Sin perjuicio de resaltar la notable sensibilidad jurídica y democrática que ha mostrado el Consejo, que preside Federico Carlos Sainz de Robles, al publicar esa nota, sería hipócrita silenciar el temor de que vuelvan a producirse en este caso las habituales presiones sobre la administración de la justicia, que suelen darse cuando los encausados pertenecen a los cuerpos de seguridad del Estado. Con independencia de que el procesamiento de esos funcionarios sólo pueda decidirlo una sala de la Audiencia, tal vez el ministerio fiscal hubiera podido pedir, y el juez instructor hubiera podido dictar ya, como medida cautelar, la prisión preventiva de las cinco personas puestas a su disposición por el Ministerio del Interior. Y, en lo que al procesamiento en sí mismo se refiere, resulta difícil olvidar (véase EL PAIS de 27-9-1980) que la Sección Primera de la Audiencia Provincial de Madrid denegó hace unos meses, con sorprendentes argumentos, el procesamiento, propuesto a la vez por el juez instructor y el ministerio fiscal, de los miembros de la Policía Nacional de cuyas armas de fuego salieron los proyectiles que causaron un muerto y dos heridos en la barriada de Embajadores el 13 de diciembre de 1979.

Digamos, finalmente, que la nota facilitada ayer por el Ministerio del Interior, en la que se anuncia el cese del jefe de la Brigada Regional de Información y del responsable de los servicios médicos, y se pone a disposición judicial a cinco funcionarios que interrogaron al fallecido Arregui, rectifica las declaraciones iniciales del titular de ese departamento. La razonable presunción de que sólo gracias al coraje político del ministro de Justicia y al valor cívico del médico del Hospital Penitenciario de Carabanchel este suceso ha salido a plena luz no habla demasiado en favor del Ministerio del Interior, que tardó casi veinticuatro horas en ofrecer una explicación -insuficiente- sobre las medidas -también insuficientes- adoptadas para aclarar ese turbio asunto.
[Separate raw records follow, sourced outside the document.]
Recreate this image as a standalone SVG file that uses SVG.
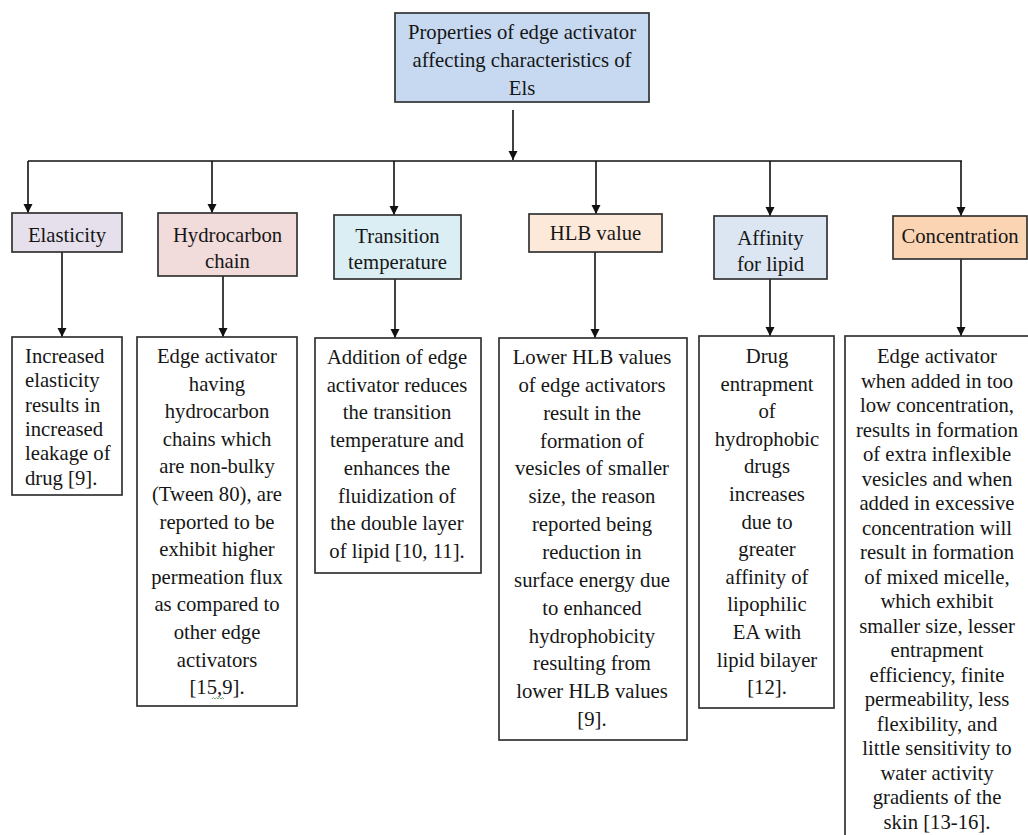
<svg xmlns="http://www.w3.org/2000/svg" width="1028" height="835" viewBox="0 0 1028 835" font-family="'Liberation Serif', 'DejaVu Serif', serif">
  <defs>
    <marker id="arrow" markerUnits="userSpaceOnUse" markerWidth="10" markerHeight="10" refX="9" refY="4.5" orient="auto">
      <path d="M0,0 L9,4.5 L0,9 z" fill="#111"/>
    </marker>
    <style>
      .t { font-family: 'Liberation Serif', 'DejaVu Serif', serif; font-size: 20.7px; fill: #161616; }
      .c { text-anchor: middle; }
      .box { stroke: #333; stroke-width: 1.7; }
      .plain { fill: #ffffff; }
      .link { stroke: #111; stroke-width: 1.6; fill: none; }
      .arr { marker-end: url(#arrow); }
    </style>
  </defs>
  <rect width="1028" height="835" fill="#ffffff"/>

  <!-- connectors -->
  <g id="connectors">
    <line class="link arr" x1="513" y1="110" x2="513" y2="160"/>
    <line class="link" x1="28" y1="161" x2="962" y2="161"/>
    <line class="link arr" x1="28" y1="161" x2="28" y2="213"/>
    <line class="link arr" x1="212" y1="161" x2="212" y2="213"/>
    <line class="link arr" x1="394" y1="161" x2="394" y2="215"/>
    <line class="link arr" x1="596" y1="161" x2="596" y2="214"/>
    <line class="link arr" x1="770" y1="161" x2="770" y2="216"/>
    <line class="link arr" x1="961" y1="161" x2="961" y2="216"/>
    <line class="link arr" x1="62" y1="252" x2="62" y2="337"/>
    <line class="link arr" x1="223" y1="276" x2="223" y2="337"/>
    <line class="link arr" x1="395" y1="279" x2="395" y2="338"/>
    <line class="link arr" x1="595" y1="252" x2="595" y2="338"/>
    <line class="link arr" x1="770" y1="279" x2="770" y2="336"/>
    <line class="link arr" x1="961" y1="259" x2="961" y2="336"/>
  </g>

  <!-- root -->
  <g id="root">
    <rect class="box" x="395" y="13" width="254" height="89" fill="#c6d9f1"/>
    <text class="t c" x="522" y="39">Properties of edge activator</text>
    <text class="t c" x="522" y="67">affecting characteristics of</text>
    <text class="t c" x="522" y="95">Els</text>
  </g>

  <!-- property labels -->
  <g id="elasticity">
    <rect class="box" x="12" y="213" width="110" height="39" fill="#e5e0ec"/>
    <text class="t c" x="67" y="242">Elasticity</text>
  </g>
  <g id="hydrocarbon-chain">
    <rect class="box" x="158" y="213" width="139" height="63" fill="#f2dcdb"/>
    <text class="t c" x="227.5" y="242">Hydrocarbon</text>
    <text class="t c" x="227.5" y="268">chain</text>
  </g>
  <g id="transition-temperature">
    <rect class="box" x="334" y="215" width="127" height="64" fill="#daeef3"/>
    <text class="t c" x="397.5" y="243">Transition</text>
    <text class="t c" x="397.5" y="269">temperature</text>
  </g>
  <g id="hlb-value">
    <rect class="box" x="529" y="214" width="133" height="38" fill="#fde9d9"/>
    <text class="t c" x="595.5" y="240">HLB value</text>
  </g>
  <g id="affinity-for-lipid">
    <rect class="box" x="714" y="216" width="113" height="63" fill="#dce6f2"/>
    <text class="t c" x="770.5" y="245">Affinity</text>
    <text class="t c" x="770.5" y="271">for lipid</text>
  </g>
  <g id="concentration">
    <rect class="box" x="893" y="216" width="134" height="43" fill="#fbd4b4"/>
    <text class="t c" x="960" y="243">Concentration</text>
  </g>

  <!-- descriptions -->
  <g id="elasticity-desc">
    <rect class="box plain" x="12" y="337" width="110" height="158"/>
    <text class="t" x="25" y="363">Increased</text>
    <text class="t" x="25" y="387">elasticity</text>
    <text class="t" x="25" y="412">results in</text>
    <text class="t" x="25" y="436">increased</text>
    <text class="t" x="25" y="460">leakage of</text>
    <text class="t" x="25" y="485">drug [9].</text>
  </g>

  <g id="hydrocarbon-desc">
    <rect class="box plain" x="137" y="337" width="160" height="369"/>
    <text class="t c" x="217" y="363">Edge activator</text>
    <text class="t c" x="217" y="390.6">having</text>
    <text class="t c" x="217" y="418.2">hydrocarbon</text>
    <text class="t c" x="217" y="445.8">chains which</text>
    <text class="t c" x="217" y="473.4">are non-bulky</text>
    <text class="t c" x="217" y="501">(Tween 80), are</text>
    <text class="t c" x="217" y="528.6">reported to be</text>
    <text class="t c" x="217" y="556.2">exhibit higher</text>
    <text class="t c" x="217" y="583.8">permeation flux</text>
    <text class="t c" x="217" y="611.4">as compared to</text>
    <text class="t c" x="217" y="639">other edge</text>
    <text class="t c" x="217" y="666.6">activators</text>
    <text class="t c" x="217" y="694.2">[15,9].</text>
    <path d="M212,699 l1.5,-1.5 l1.5,1.5 l1.5,-1.5 l1.5,1.5 l1.5,-1.5 l1.5,1.5 l1.5,-1.5 l1.5,1.5" fill="none" stroke="#5a9e5a" stroke-width="0.8"/>
  </g>

  <g id="transition-desc">
    <rect class="box plain" x="315" y="338" width="166" height="235"/>
    <text class="t c" x="397" y="364">Addition of edge</text>
    <text class="t c" x="397" y="391.7">activator reduces</text>
    <text class="t c" x="397" y="419.4">the transition</text>
    <text class="t c" x="397" y="447.1">temperature and</text>
    <text class="t c" x="397" y="474.8">enhances the</text>
    <text class="t c" x="397" y="502.5">fluidization of</text>
    <text class="t c" x="397" y="530.2">the double layer</text>
    <text class="t c" x="397" y="557.9">of lipid [10, 11].</text>
  </g>

  <g id="hlb-desc">
    <rect class="box plain" x="499" y="338" width="188" height="402"/>
    <text class="t c" x="592" y="364">Lower HLB values</text>
    <text class="t c" x="592" y="391.8">of edge activators</text>
    <text class="t c" x="592" y="419.7">result in the</text>
    <text class="t c" x="592" y="447.5">formation of</text>
    <text class="t c" x="592" y="475.4">vesicles of smaller</text>
    <text class="t c" x="592" y="503.2">size, the reason</text>
    <text class="t c" x="592" y="531.1">reported being</text>
    <text class="t c" x="592" y="558.9">reduction in</text>
    <text class="t c" x="592" y="586.8">surface energy due</text>
    <text class="t c" x="592" y="614.6">to enhanced</text>
    <text class="t c" x="592" y="642.5">hydrophobicity</text>
    <text class="t c" x="592" y="670.3">resulting from</text>
    <text class="t c" x="592" y="698.2">lower HLB values</text>
    <text class="t c" x="592" y="726">[9].</text>
  </g>

  <g id="affinity-desc">
    <rect class="box plain" x="699" y="336" width="135" height="372"/>
    <text class="t c" x="767" y="363">Drug</text>
    <text class="t c" x="767" y="390.6">entrapment</text>
    <text class="t c" x="767" y="418.2">of</text>
    <text class="t c" x="767" y="445.8">hydrophobic</text>
    <text class="t c" x="767" y="473.4">drugs</text>
    <text class="t c" x="767" y="501">increases</text>
    <text class="t c" x="767" y="528.6">due to</text>
    <text class="t c" x="767" y="556.2">greater</text>
    <text class="t c" x="767" y="583.8">affinity of</text>
    <text class="t c" x="767" y="611.4">lipophilic</text>
    <text class="t c" x="767" y="639">EA with</text>
    <text class="t c" x="767" y="666.6">lipid bilayer</text>
    <text class="t c" x="767" y="694.2">[12].</text>
  </g>

  <g id="concentration-desc">
    <rect class="box plain" x="845" y="336" width="190" height="510"/>
    <text class="t c" x="937" y="363">Edge activator</text>
    <text class="t c" x="937" y="387.5">when added in too</text>
    <text class="t c" x="937" y="412">low concentration,</text>
    <text class="t c" x="937" y="436.5">results in formation</text>
    <text class="t c" x="937" y="461">of extra inflexible</text>
    <text class="t c" x="937" y="485.5">vesicles and when</text>
    <text class="t c" x="937" y="510">added in excessive</text>
    <text class="t c" x="937" y="534.5">concentration will</text>
    <text class="t c" x="937" y="559">result in formation</text>
    <text class="t c" x="937" y="583.5">of mixed micelle,</text>
    <text class="t c" x="937" y="608">which exhibit</text>
    <text class="t c" x="937" y="632.5">smaller size, lesser</text>
    <text class="t c" x="937" y="657">entrapment</text>
    <text class="t c" x="937" y="681.5">efficiency, finite</text>
    <text class="t c" x="937" y="706">permeability, less</text>
    <text class="t c" x="937" y="730.5">flexibility, and</text>
    <text class="t c" x="937" y="755">little sensitivity to</text>
    <text class="t c" x="937" y="779.5">water activity</text>
    <text class="t c" x="937" y="804">gradients of the</text>
    <text class="t c" x="937" y="828.5">skin [13-16].</text>
  </g>
</svg>
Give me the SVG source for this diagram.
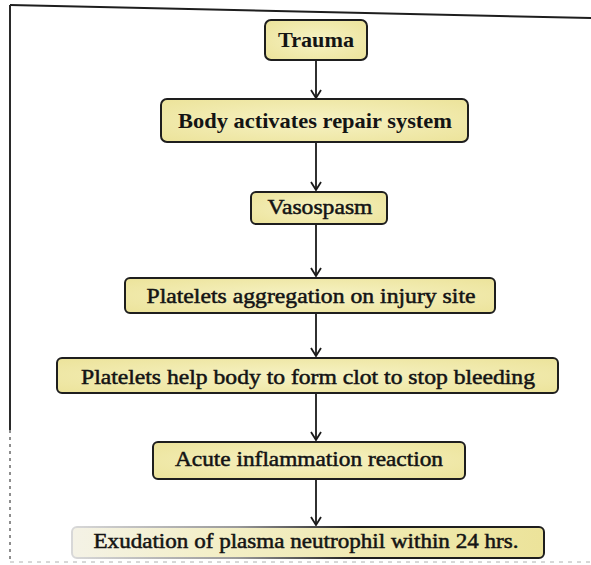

Pero no se trata sólo de que nadie puede estar seguro de lo que habría. ocurrido si Francisco Fernández Ordóñez no hubiera sido ministro de Justicia en el momento de morir José Arregui. Porque es sencillamente bochornoso que haya tenido que fallecer un detenido para que el Ministerio del Interior acuse recibo de las denuncias sobre torturas practicadas en sus dependencias, formuladas, entre otras organizaciones, por Amnistía Internacional, y adopte medidas, tan tímidas como incompletas, respecto a los eventuales responsables. Todavía a estas alturas el Ministerio del Interior no ha explicado los entresijos del Batallón Vasco-Español, el papel de los mercenarios de la OAS en la guerra sucia del País Vasco- y la veracidad de las denuncias de torturas. Y todavía el comisario Ballesteros sigue en su cargo.

Que en febrero de 1981, tras cinco años de transición, el Gobierno constitucional de este país no haya reorganizado totalmente los cuerpos de seguridad con hombres respetuosos de los valores democráticos, de los derechos humanos y de las libertades ciudadanas y amparados por la Constitución, hombres que existen en abundancia en el escalafón del Cuerpo Superior de Policía, es un hecho más cercano a la provocación desestabilizadora que a la incompetencia profesional. En esa línea de sombra se hallan, sin duda, muchas de las claves que explicarán en el futuro la razón por la que la reforma política se detuvo a las puertas de los cuerpos de seguridad, bastión todavía, en algunos puestos clave, de enemigos ideológicos y política de esa Monarquía parlamentaria para cuya defensa los contribuyentes les pagan sus sueldos y dietas.